The hotline is necessary, FBI Special Agent Vincent Lisi told the Associated Press, because the increased legalization and regulation of gaming, a multi-billion dollar industry, sets the stage for corruption. The gambling industry admits that it spends heavily to lobby in favor of permitting new and expanded forms of gaming, though it denies that it is responsible for the corruption of public officials.

Plenty of people in a position of trust have succumbed to the temptation to bend the rules, look the other way or award contracts in exchange for a little greasing of the palm, not just those who regulate gaming. Lisi, whose office covers Rhode Island, Massachusetts, New Hampshire and Maine, pointed to a scheme to defraud the Navy of $18 million, the bribery conviction of a Massachusetts House speaker and the participation of one or more people with mob connections in the campaign to open casinos in Massachusetts.

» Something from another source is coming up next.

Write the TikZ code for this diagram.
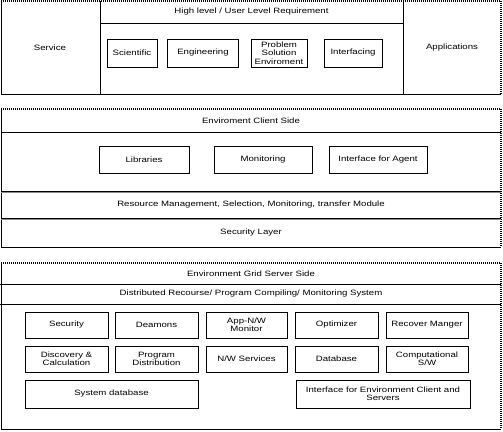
\documentclass[tikz,border=0pt]{standalone}
\usepackage{fontspec}
\setmainfont{Liberation Sans}[FakeStretch=1.25]
\usetikzlibrary{shadows}
\begin{document}
\begin{tikzpicture}[x=1pt,y=-1pt,
  every node/.style={font=\fontsize{7.7}{8.4}\selectfont, inner sep=0pt, outer sep=0pt, align=center},
  lbl/.style={},
  box/.style={draw, fill=white, line width=0.75pt,
    drop shadow={shadow xshift=0.8pt, shadow yshift=-0.8pt, fill=black!45, opacity=1}},
  solidedge/.style={line width=0.9pt},
  dotedge/.style={line width=1.2pt, dash pattern=on 1pt off 1pt},
  sepline/.style={line width=0.8pt},
  sepshadow/.style={line width=0.9pt, black!45}]
\useasboundingbox (0,0) rectangle (503,431);
% ---------- panel 1 ----------
\coordinate (p1tl) at (1,1); \coordinate (p1tr) at (501,1);
\coordinate (p1bl) at (1,94); \coordinate (p1br) at (501,94);
\draw[solidedge] (p1tl) -- (p1bl) -- (p1br);
\draw[dotedge] (p1tl) -- (p1tr) -- (p1br);
\coordinate (c1t) at (100,1); \coordinate (c1b) at (100,94);
\coordinate (c2t) at (403,1); \coordinate (c2b) at (403,94);
\draw[line width=0.8pt] (c1t) -- (c1b) (c2t) -- (c2b);
\coordinate (h1l) at (100,23); \coordinate (h1r) at (403,23);
\draw[line width=0.8pt] (h1l) -- (h1r);
\node[lbl] (hl) at (251.5,12) {High level / User Level Requirement};
\node[lbl] (svc) at (50,47.5) {Service};
\node[lbl] (app) at (452,47.5) {Applications};
\node[box, minimum width=50pt, minimum height=28pt] (sci) at (132,53) {Scientific};
\node[box, minimum width=71pt, minimum height=28pt] (eng) at (203,53) {Engineering};
\node[box, minimum width=56pt, minimum height=28pt] (pse) at (279,53) {Problem\\Solution\\Enviroment};
\node[box, minimum width=58pt, minimum height=28pt] (intf) at (353,53) {Interfacing};
% ---------- panel 2 ----------
\coordinate (p2tl) at (1,109); \coordinate (p2tr) at (501,109);
\coordinate (p2bl) at (1,247); \coordinate (p2br) at (501,247);
\draw[solidedge] (p2tl) -- (p2bl) -- (p2br);
\draw[dotedge] (p2tl) -- (p2tr) -- (p2br);
\coordinate (s2al) at (1,132); \coordinate (s2ar) at (501,132);
\coordinate (s2bl) at (1,191.5); \coordinate (s2br) at (501,191.5);
\coordinate (s2cl) at (1,218.5); \coordinate (s2cr) at (501,218.5);
\draw[sepshadow] ([yshift=-0.9pt]s2al) -- ([yshift=-0.9pt]s2ar)
  ([yshift=-0.9pt]s2bl) -- ([yshift=-0.9pt]s2br)
  ([yshift=-0.9pt]s2cl) -- ([yshift=-0.9pt]s2cr);
\draw[sepline] (s2al) -- (s2ar) (s2bl) -- (s2br) (s2cl) -- (s2cr);
\node[lbl] (ecs) at (251,120.5) {Enviroment Client Side};
\node[box, minimum width=90pt, minimum height=27pt] (lib) at (144,159.5) {Libraries};
\node[box, minimum width=98pt, minimum height=27pt] (mon) at (263,159.5) {Monitoring};
\node[box, minimum width=98pt, minimum height=27pt] (ifa) at (378,159.5) {Interface for Agent};
\node[lbl] (rm) at (251,205) {Resource Management, Selection, Monitoring, transfer Module};
\node[lbl] (sl) at (251,232.5) {Security Layer};
% ---------- panel 3 ----------
\coordinate (p3tl) at (1,263); \coordinate (p3tr) at (501,263);
\coordinate (p3bl) at (1,429); \coordinate (p3br) at (501,429);
\draw[solidedge] (p3tl) -- (p3bl) -- (p3br);
\draw[dotedge] (p3tl) -- (p3tr) -- (p3br);
\coordinate (s3al) at (0,284); \coordinate (s3ar) at (501,284);
\coordinate (s3bl) at (0,304); \coordinate (s3br) at (501,304);
\draw[sepshadow] ([yshift=-0.9pt]s3bl) -- ([yshift=-0.9pt]s3br);
\draw[sepline] (s3al) -- (s3ar) (s3bl) -- (s3br);
\node[lbl] (egs) at (251,273.5) {Environment Grid Server Side};
\node[lbl] (drs) at (251,294) {Distributed Recourse/ Program Compiling/ Monitoring System};
\node[box, minimum width=83pt, minimum height=26pt] (sec) at (66.5,325) {Security};
\node[box, minimum width=83pt, minimum height=26pt] (dea) at (156.5,325) {Deamons};
\node[box, minimum width=81pt, minimum height=26pt] (anm) at (246.5,325) {App-N/W\\Monitor};
\node[box, minimum width=83pt, minimum height=26pt] (opt) at (336.5,325) {Optimizer};
\node[box, minimum width=82pt, minimum height=26pt] (rec) at (427,325) {Recover Manger};
\node[box, minimum width=83pt, minimum height=26pt] (dis) at (66.5,359) {Discovery \&\\Calculation};
\node[box, minimum width=83pt, minimum height=26pt] (pd) at (156.5,359) {Program\\Distribution};
\node[box, minimum width=81pt, minimum height=26pt] (nws) at (246.5,359) {N/W Services};
\node[box, minimum width=83pt, minimum height=26pt] (db) at (336.5,359) {Database};
\node[box, minimum width=82pt, minimum height=26pt] (csw) at (427,359) {Computational\\S/W};
\node[box, minimum width=173pt, minimum height=28pt] (sdb) at (111.5,394) {System database};
\node[box, minimum width=174pt, minimum height=28pt] (iec) at (383,394) {Interface for Environment Client and\\Servers};
\end{tikzpicture}
\end{document}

If Lisi’s office covered New Jersey, however, he would have had a long list to submit. Casinos were opened in the Garden State in 1978. In 2008, the AP, in a story on the resignation of Atlantic City’s mayor, pointed out that four of his eight predecessors were arrested on corruption charges. According to a study on casino gambling and political corruption conducted by two College of Charleston professors, in 2006 three of Atlantic City’s nine city councilors were in prison and in 2009, 44 New Jersey officials, including a mayor, were arrested on corruption charges.

The study’s authors admitted that most of their evidence was anecdotal. No clear link between the casino industry and corruption was established, but the potential for corruption – when big profits are to be made by weakening regulation, securing a license or convincing lawmakers to reduce the state’s share of the take – is obvious.

New Hampshire attorneys general, from Warren Rudman and David Souter in the 1970s on have, at least until recently, been unanimous in their staunch opposition to expanded gambling because of its potential for corruption, increased crime and effect on the state’s quality of life. The state’s current attorney general, Joseph Foster, favors strict regulation if expanded gambling is approved but has not made his overall position clear.

Expanded gambling, whether through casinos, keno parlors or slot machines in bars, isn’t the answer to New Hampshire’s budget problems. It’s a bigger problem waiting to happen. A lot is at stake. Last year, a Senate bill to permit two casinos failed in the House by a single vote so the gambling authority shouldn’t wait. It should act now to add the hotline number, 1-844-NO-BRIBE, to its website.